La irrupción de la clase obrera, presa de la miseria y la insalubridad, pero cada vez más organizada en ciudades y salitreras, fue enfrentada con indiferencia por la oligarquía. "De problemas sociales no se hablaba", advertía el historiador Guillermo Subercaseux.
La respuesta a la agitación social fue la represión, como en la huelga de la carne y la matanza de la Escuela Santa María. La tensión subió hasta 1920, con la elección del populista Arturo Alessandri, quien proponía impuestos directos y reformas sociales. Pero la institucionalidad fue incapaz de canalizar el cambio, desatando una larga crisis: la caída de la república parlamentaria, golpes y revueltas militares, la Constitución de 1925, la dictadura de Ibáñez, experimentos exóticos como los 12 días de "República Socialista", el regreso de Alessandri y la Masacre del Seguro Obrero.
Un siglo después, nuestra "cuestión social" es distinta: ahora se trata de la irrupción de una clase media con acceso al consumo y a la educación superior, organizada espontáneamente en torno a redes virtuales. Pero el quid del asunto se repite: una clase dirigente demasiado cerrada en su composición, demasiado estrecha en su mirada del país, demasiado cómoda en la repartición de rentas que dependen de la extracción y no de la innovación.

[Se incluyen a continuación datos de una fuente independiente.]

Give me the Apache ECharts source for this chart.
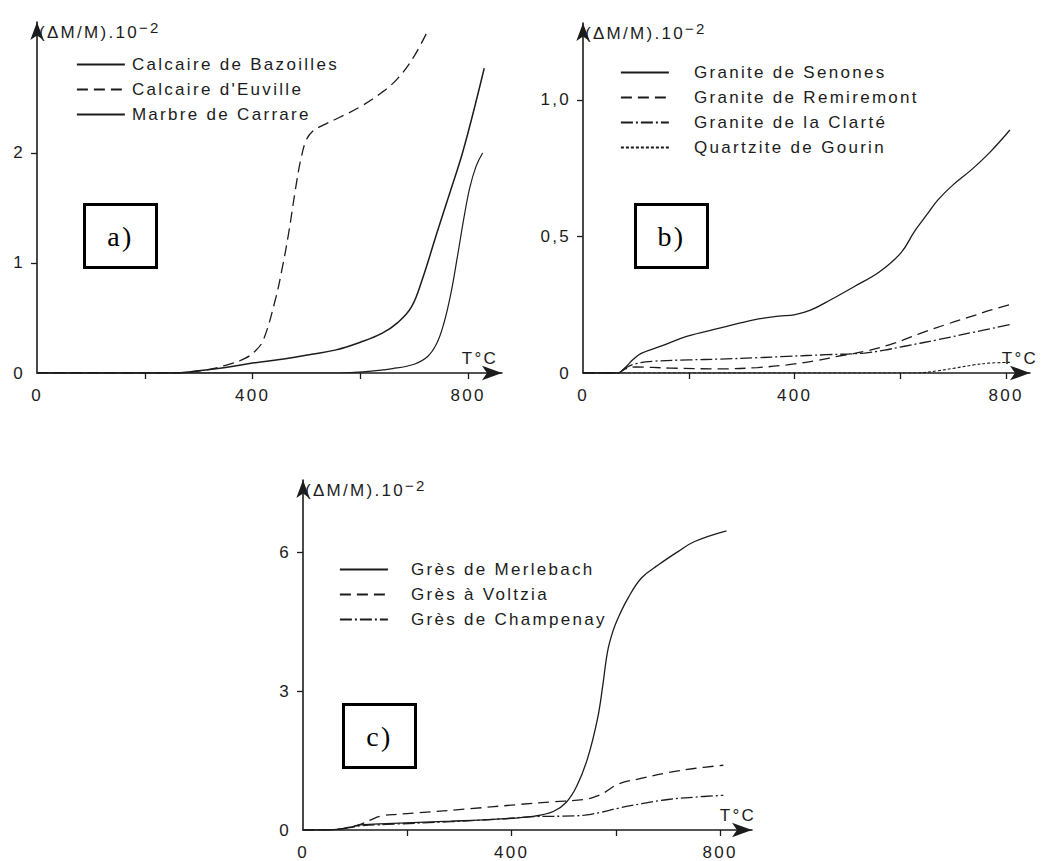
<!DOCTYPE html>
<html>
<head>
<meta charset="utf-8">
<script src="https://cdn.jsdelivr.net/npm/echarts@6/dist/echarts.min.js"></script>
<style>
  html, body { margin: 0; padding: 0; background: #fff; }
  #chart { width: 1047px; height: 861px; }
  #chart svg text { letter-spacing: 2.3px; }
</style>
</head>
<body>
<div id="chart"></div>
<script>
// ---- a) limestones and marble : [T °C, ΔM/M ·10^-2]
const namesA = ['Calcaire de Bazoilles', "Calcaire d'Euville", 'Marbre de Carrare'];
const bazoilles = [[0,0],[250,0],[300,0.02],[350,0.05],[400,0.09],[461,0.13],[510,0.17],[555,0.21],[600,0.28],[640,0.36],[670,0.46],[695,0.6],[715,0.85],[742,1.27],[767,1.65],[792,2.04],[830,2.77]];
const euville = [[0,0],[250,0],[305,0.02],[350,0.07],[385,0.13],[405,0.2],[420,0.3],[442,0.66],[455,0.95],[467,1.27],[480,1.68],[490,1.95],[500,2.12],[512,2.2],[530,2.25],[560,2.32],[600,2.42],[640,2.55],[670,2.68],[700,2.88],[727,3.13]];
const carrare = [[0,0],[560,0],[605,0.01],[660,0.04],[700,0.08],[725,0.15],[742,0.27],[755,0.45],[768,0.72],[780,1.05],[792,1.4],[803,1.68],[815,1.88],[827,2.0]];

// ---- b) granites and quartzite
const namesB = ['Granite de Senones', 'Granite de Remiremont', 'Granite de la Clarté', 'Quartzite de Gourin'];
const senones = [[0,0],[66,0],[80,0.02],[95,0.05],[110,0.072],[150,0.1],[196,0.134],[260,0.165],[323,0.195],[370,0.208],[399,0.213],[430,0.23],[470,0.27],[513,0.317],[560,0.37],[601,0.44],[627,0.52],[650,0.58],[671,0.634],[700,0.69],[734,0.744],[770,0.81],[807,0.89]];
const remiremont = [[0,0],[65,0],[80,0.015],[100,0.022],[165,0.018],[259,0.015],[330,0.02],[386,0.03],[440,0.045],[481,0.061],[532,0.079],[590,0.11],[639,0.146],[690,0.18],[734,0.207],[770,0.23],[807,0.25]];
const clarte = [[0,0],[65,0],[80,0.018],[100,0.034],[133,0.043],[200,0.048],[259,0.051],[330,0.056],[386,0.061],[460,0.067],[532,0.073],[570,0.084],[608,0.098],[671,0.122],[740,0.15],[807,0.177]];
const gourin = [[0,0],[630,0],[670,0.008],[703,0.018],[740,0.03],[766,0.036],[807,0.039]];

// ---- c) sandstones
const namesC = ['Grès de Merlebach', 'Grès à Voltzia', 'Grès de Champenay'];
const merlebach = [[0,0],[59,0.01],[90,0.06],[110,0.11],[160,0.14],[283,0.19],[380,0.24],[444,0.3],[480,0.4],[505,0.6],[525,0.95],[546,1.56],[565,2.42],[575,3.14],[584,3.86],[594,4.29],[604,4.58],[623,5.01],[649,5.45],[681,5.73],[719,6.02],[751,6.24],[812,6.47]];
const voltzia = [[0,0],[59,0.01],[90,0.06],[110,0.12],[130,0.22],[149,0.3],[180,0.34],[219,0.37],[320,0.46],[412,0.55],[480,0.61],[540,0.66],[560,0.72],[578,0.81],[604,0.99],[650,1.12],[700,1.24],[750,1.33],[806,1.4]];
const champenay = [[0,0],[59,0.007],[90,0.05],[110,0.09],[160,0.12],[283,0.18],[380,0.24],[444,0.29],[500,0.3],[540,0.32],[570,0.38],[604,0.47],[650,0.57],[700,0.66],[750,0.71],[806,0.75]];

// ---- tick values and titles
const xTickValues = [200, 400, 600, 800];
const xLabelValues = [0, 400, 800];
const yTicksA = [1, 2], yLabelsA = [0, 1, 2];
const yTicksB = [0.5, 1.0], yLabelsB = [0, 0.5, 1.0];
const yTicksC = [3, 6], yLabelsC = [0, 3, 6];
const panelTags = ['a)', 'b)', 'c)'];
const yTitle = '(ΔM/M).10{sup|−2}';
const xTitle = 'T°C';

const INK = '#1c1c1c';
const FONT = '"Liberation Sans", Arial, sans-serif';
const SPACING = 2.3;   // matches the letter-spacing rule above

function xAxis(gridIndex, max, gap) {
  return {
    type: 'value', gridIndex, min: 0, max,
    axisLine: { show: true, symbol: ['none', 'arrow'], symbolSize: [11, 20], lineStyle: { color: INK, width: 1.6 } },
    axisTick: { show: true, customValues: xTickValues, length: 6, lineStyle: { color: INK, width: 1.3 } },
    axisLabel: { customValues: xLabelValues, margin: 14, color: INK, fontSize: 17, fontFamily: FONT },
    splitLine: { show: false },
    name: xTitle, nameLocation: 'end', nameGap: gap,
    nameTextStyle: { color: INK, fontSize: 17, fontFamily: FONT, align: 'center', verticalAlign: 'bottom', padding: [0, 0, 6, 0] }
  };
}

function yAxis(gridIndex, max, ticks, labels, fmt) {
  return {
    type: 'value', gridIndex, min: 0, max,
    axisLine: { show: true, symbol: ['none', 'arrow'], symbolSize: [10, 18], lineStyle: { color: INK, width: 1.6 } },
    axisTick: { show: true, customValues: ticks, length: 6, lineStyle: { color: INK, width: 1.3 } },
    axisLabel: { customValues: labels, margin: 12, color: INK, fontSize: 17, fontFamily: FONT, formatter: fmt },
    splitLine: { show: false },
    name: yTitle, nameLocation: 'end', nameGap: -10,
    nameTextStyle: {
      color: INK, fontSize: 17, fontFamily: FONT, align: 'left', verticalAlign: 'middle', padding: [0, 0, 0, 2],
      rich: {
        // the spaced "(ΔM/M).10" is 9 glyphs wider than measured, so the exponent is shifted by that much
        sup: { fontSize: 15, fontFamily: FONT, color: INK, verticalAlign: 'top', padding: [0, 0, 9, 9 * SPACING] }
      }
    }
  };
}

function curve(name, data, xi, dash, width) {
  return {
    type: 'line', name, data, xAxisIndex: xi, yAxisIndex: xi,
    smooth: 0.4, symbol: 'none', color: INK,
    lineStyle: { color: INK, width: width || 1.3, type: dash || 'solid' }
  };
}

function legend(names, left, top, gap) {
  return {
    data: names, orient: 'vertical', left, top, selectedMode: false, padding: 0,
    itemWidth: 48, itemHeight: 10, itemGap: 0,
    itemStyle: { opacity: 0 },
    lineStyle: { width: 1.8 },
    textStyle: { color: INK, fontSize: 17, fontFamily: FONT, lineHeight: 25, padding: [0, 0, 0, gap] }
  };
}

function tagBox(label, x, y) {
  return {
    type: 'group', left: x, top: y,
    children: [
      { type: 'rect', shape: { x: 0, y: 0, width: 72, height: 63 }, style: { fill: '#fff', stroke: '#000', lineWidth: 3 } },
      { type: 'text', x: 36, y: 32, style: { text: label, font: '28px "Liberation Serif", "Times New Roman", serif', fill: '#000', align: 'center', verticalAlign: 'middle' } }
    ]
  };
}

const dashed = [11, 6];
const dashDot = [12, 3, 2, 3];
const dotted = [3, 2];

const option = {
  backgroundColor: '#fff',
  animation: false,
  grid: [
    { left: 37, top: 22, width: 465, height: 351 },
    { left: 583, top: 23, width: 447, height: 350 },
    { left: 303, top: 480, width: 449, height: 352 }
  ],
  xAxis: [xAxis(0, 863, -22), xAxis(1, 845, -10), xAxis(2, 861, -14)],
  yAxis: [
    yAxis(0, 3.19, yTicksA, yLabelsA, v => String(v)),
    yAxis(1, 1.282, yTicksB, yLabelsB, v => v === 0 ? '0' : v.toFixed(1).replace('.', ',')),
    yAxis(2, 7.57, yTicksC, yLabelsC, v => String(v))
  ],
  legend: [
    legend(namesA, 76, 52, 2),
    legend(namesB, 620, 60, 20),
    legend(namesC, 339, 557, 18)
  ],
  series: [
    curve(namesA[0], bazoilles, 0, 'solid', 1.5),
    curve(namesA[1], euville, 0, dashed, 1.3),
    curve(namesA[2], carrare, 0, 'solid', 1.2),
    curve(namesB[0], senones, 1, 'solid', 1.3),
    curve(namesB[1], remiremont, 1, dashed, 1.3),
    curve(namesB[2], clarte, 1, dashDot, 1.3),
    curve(namesB[3], gourin, 1, dotted, 1.1),
    curve(namesC[0], merlebach, 2, 'solid', 1.3),
    curve(namesC[1], voltzia, 2, dashed, 1.3),
    curve(namesC[2], champenay, 2, dashDot, 1.3)
  ],
  graphic: [
    tagBox(panelTags[0], 83, 203),
    tagBox(panelTags[1], 634, 203),
    tagBox(panelTags[2], 342, 703)
  ]
};

const chart = echarts.init(document.getElementById('chart'), null, { renderer: 'svg' });
chart.setOption(option);
</script>
</body>
</html>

Y por eso su respuesta ante el desafío social que se incubó por años fue, de nuevo, una mezcla de impericia, frivolidad y represión.
"Los poderosos siempre buscan el control total del gobierno, menoscabando el progreso social en favor de su codicia", advierte el execonomista jefe del Fondo Monetario Internacional Simon Johnson. "Contrólelos mediante una democracia efectiva o verá cómo fracasa su país", concluye.
Ahora que llegamos a 2020 y constatamos que ese paraíso soñado ya no existe, es el momento: o construimos esa democracia efectiva o vemos cómo la advertencia de Johnson se convierte en realidad.